Collect each line of the records containing the string "diagram".

» Data excerpts:
** Start **

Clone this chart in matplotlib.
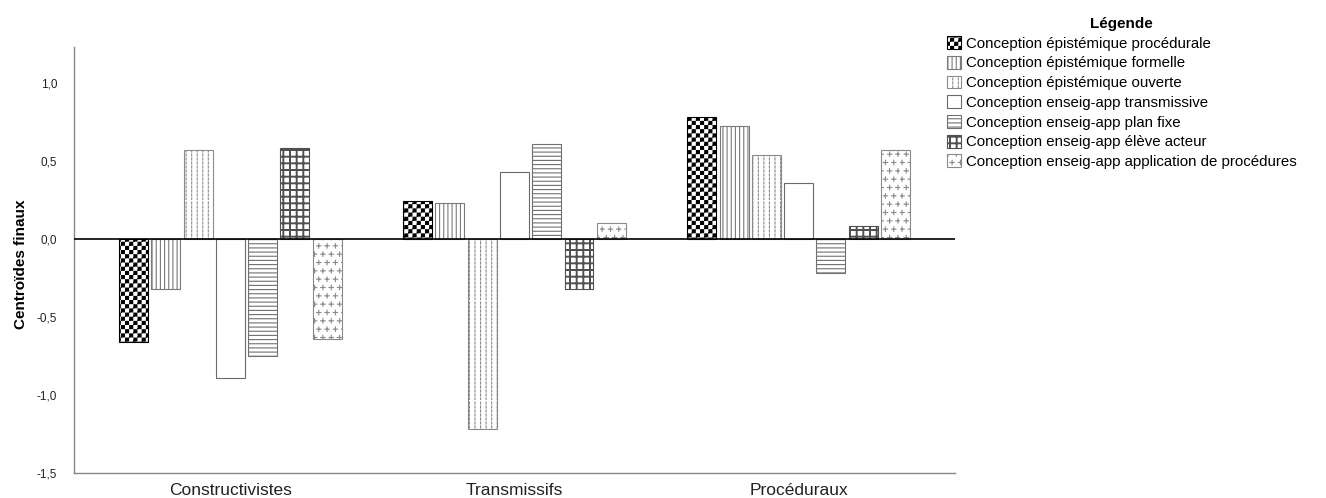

** End **
** Start **

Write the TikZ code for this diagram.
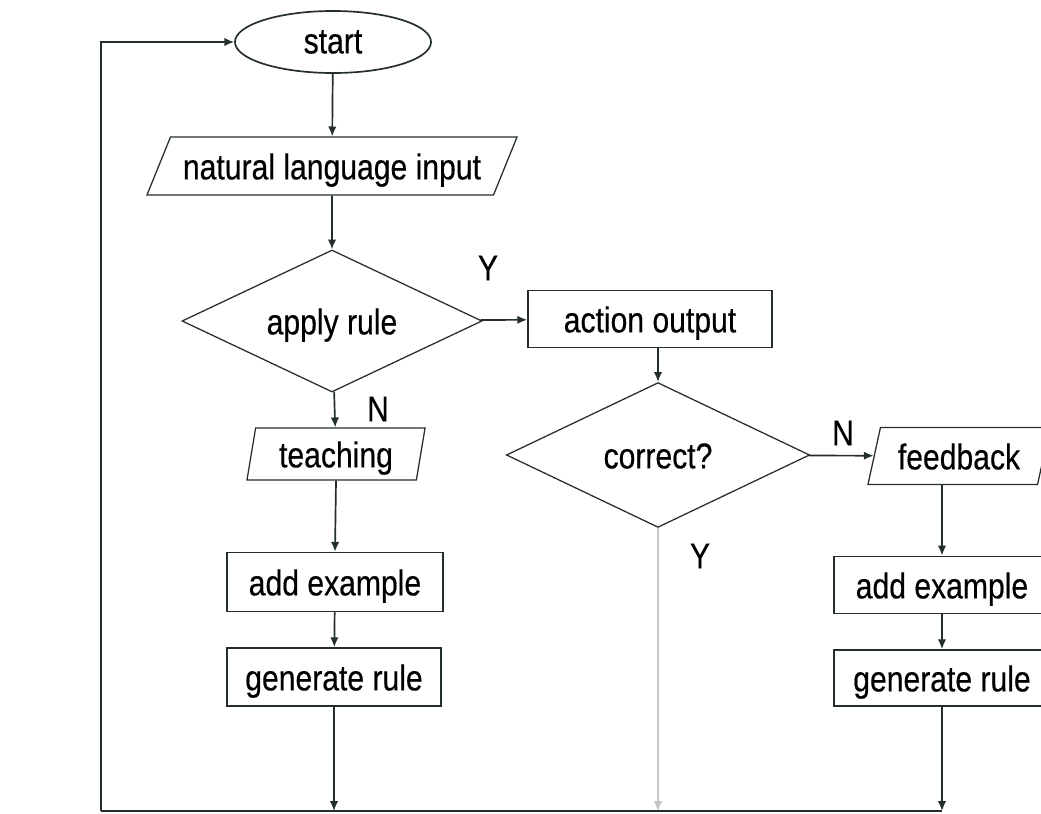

** End **
** Start **

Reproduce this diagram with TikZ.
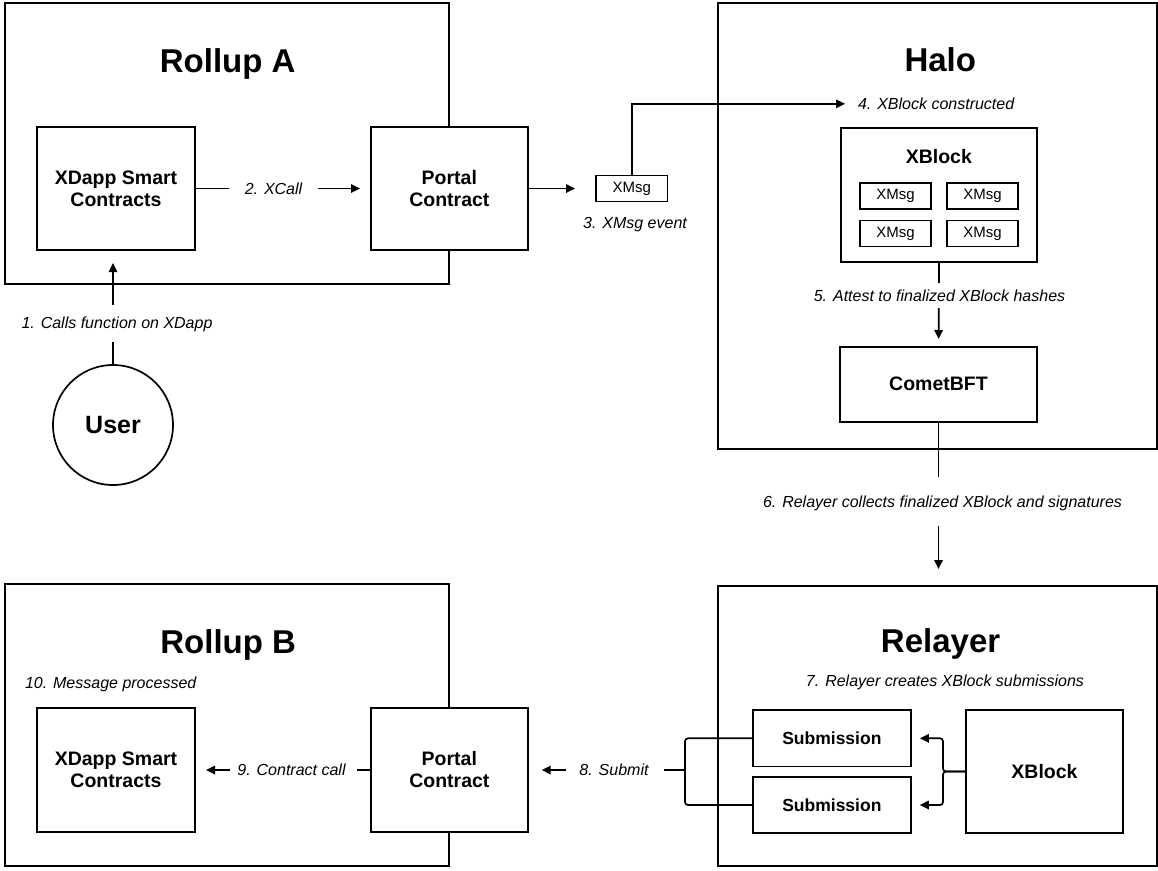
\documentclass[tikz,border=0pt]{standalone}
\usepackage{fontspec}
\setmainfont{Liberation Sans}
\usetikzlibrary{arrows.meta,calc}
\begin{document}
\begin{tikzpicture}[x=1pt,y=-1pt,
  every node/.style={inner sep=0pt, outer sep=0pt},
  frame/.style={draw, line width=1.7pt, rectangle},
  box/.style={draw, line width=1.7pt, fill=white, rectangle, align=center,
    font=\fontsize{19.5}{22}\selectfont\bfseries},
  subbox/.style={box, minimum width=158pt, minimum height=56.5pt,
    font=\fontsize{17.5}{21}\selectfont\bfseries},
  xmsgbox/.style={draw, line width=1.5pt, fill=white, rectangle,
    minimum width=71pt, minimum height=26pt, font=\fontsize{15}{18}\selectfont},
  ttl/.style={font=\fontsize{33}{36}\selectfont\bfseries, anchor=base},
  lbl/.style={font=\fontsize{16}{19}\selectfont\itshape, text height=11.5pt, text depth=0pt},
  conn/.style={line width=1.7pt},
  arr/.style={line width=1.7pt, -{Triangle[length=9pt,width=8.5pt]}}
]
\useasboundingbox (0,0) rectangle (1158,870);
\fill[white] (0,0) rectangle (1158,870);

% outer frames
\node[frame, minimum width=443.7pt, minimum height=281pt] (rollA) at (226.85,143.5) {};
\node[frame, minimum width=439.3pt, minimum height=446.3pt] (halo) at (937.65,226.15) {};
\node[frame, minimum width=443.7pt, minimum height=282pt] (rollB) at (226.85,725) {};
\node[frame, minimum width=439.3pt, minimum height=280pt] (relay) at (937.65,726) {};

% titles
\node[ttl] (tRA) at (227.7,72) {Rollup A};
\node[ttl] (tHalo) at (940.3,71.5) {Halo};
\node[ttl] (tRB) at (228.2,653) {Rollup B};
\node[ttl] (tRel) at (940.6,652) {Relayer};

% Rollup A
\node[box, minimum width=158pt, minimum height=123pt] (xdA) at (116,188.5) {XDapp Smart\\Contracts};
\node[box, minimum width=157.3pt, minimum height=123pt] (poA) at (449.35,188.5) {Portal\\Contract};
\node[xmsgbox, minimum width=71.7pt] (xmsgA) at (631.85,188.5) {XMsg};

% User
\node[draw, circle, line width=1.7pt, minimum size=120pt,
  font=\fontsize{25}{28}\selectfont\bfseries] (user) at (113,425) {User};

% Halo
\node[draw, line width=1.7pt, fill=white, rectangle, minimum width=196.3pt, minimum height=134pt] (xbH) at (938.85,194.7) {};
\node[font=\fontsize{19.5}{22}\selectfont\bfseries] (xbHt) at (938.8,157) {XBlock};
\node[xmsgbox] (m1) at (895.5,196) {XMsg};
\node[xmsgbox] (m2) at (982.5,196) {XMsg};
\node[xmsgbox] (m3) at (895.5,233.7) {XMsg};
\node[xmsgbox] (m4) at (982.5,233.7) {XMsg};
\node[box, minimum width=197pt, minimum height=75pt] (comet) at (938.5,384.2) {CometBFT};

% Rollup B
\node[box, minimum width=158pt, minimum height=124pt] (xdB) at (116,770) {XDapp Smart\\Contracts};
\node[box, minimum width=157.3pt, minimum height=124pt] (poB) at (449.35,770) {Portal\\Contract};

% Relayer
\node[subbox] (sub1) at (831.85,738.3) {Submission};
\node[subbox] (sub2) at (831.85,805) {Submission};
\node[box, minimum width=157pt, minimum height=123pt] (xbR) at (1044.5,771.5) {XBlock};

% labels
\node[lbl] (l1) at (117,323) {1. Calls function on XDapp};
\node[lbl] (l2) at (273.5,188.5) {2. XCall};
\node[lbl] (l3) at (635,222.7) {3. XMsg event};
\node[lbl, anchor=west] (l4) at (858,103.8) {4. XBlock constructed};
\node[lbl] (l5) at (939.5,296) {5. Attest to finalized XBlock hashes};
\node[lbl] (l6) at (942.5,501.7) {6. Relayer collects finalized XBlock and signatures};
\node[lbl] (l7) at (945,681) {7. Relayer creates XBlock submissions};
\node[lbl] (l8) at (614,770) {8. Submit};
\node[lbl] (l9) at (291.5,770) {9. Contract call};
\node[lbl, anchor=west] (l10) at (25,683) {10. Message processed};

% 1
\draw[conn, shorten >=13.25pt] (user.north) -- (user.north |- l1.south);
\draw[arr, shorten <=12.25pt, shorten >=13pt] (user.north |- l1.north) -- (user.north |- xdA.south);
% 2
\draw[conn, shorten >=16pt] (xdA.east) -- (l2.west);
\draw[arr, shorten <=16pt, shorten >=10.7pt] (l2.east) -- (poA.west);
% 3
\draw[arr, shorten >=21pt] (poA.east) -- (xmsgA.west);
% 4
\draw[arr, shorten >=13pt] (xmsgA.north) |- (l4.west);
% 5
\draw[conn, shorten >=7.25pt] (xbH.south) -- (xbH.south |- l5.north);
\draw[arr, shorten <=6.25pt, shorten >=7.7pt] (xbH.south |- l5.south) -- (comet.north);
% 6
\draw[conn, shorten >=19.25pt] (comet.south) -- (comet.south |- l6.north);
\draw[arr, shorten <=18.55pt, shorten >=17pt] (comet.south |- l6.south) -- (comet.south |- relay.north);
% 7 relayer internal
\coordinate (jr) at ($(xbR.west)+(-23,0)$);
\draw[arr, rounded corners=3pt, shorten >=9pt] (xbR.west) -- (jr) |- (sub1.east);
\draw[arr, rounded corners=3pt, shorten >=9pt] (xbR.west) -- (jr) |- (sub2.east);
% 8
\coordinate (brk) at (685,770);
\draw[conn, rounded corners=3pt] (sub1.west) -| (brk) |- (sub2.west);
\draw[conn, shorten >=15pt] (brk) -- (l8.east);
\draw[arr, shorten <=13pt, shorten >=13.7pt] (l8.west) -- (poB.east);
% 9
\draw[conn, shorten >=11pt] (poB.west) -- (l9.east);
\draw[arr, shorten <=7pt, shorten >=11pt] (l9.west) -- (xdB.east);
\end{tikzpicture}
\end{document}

** End **

» In response:
Write the TikZ code for this diagram.
Reproduce this diagram with TikZ.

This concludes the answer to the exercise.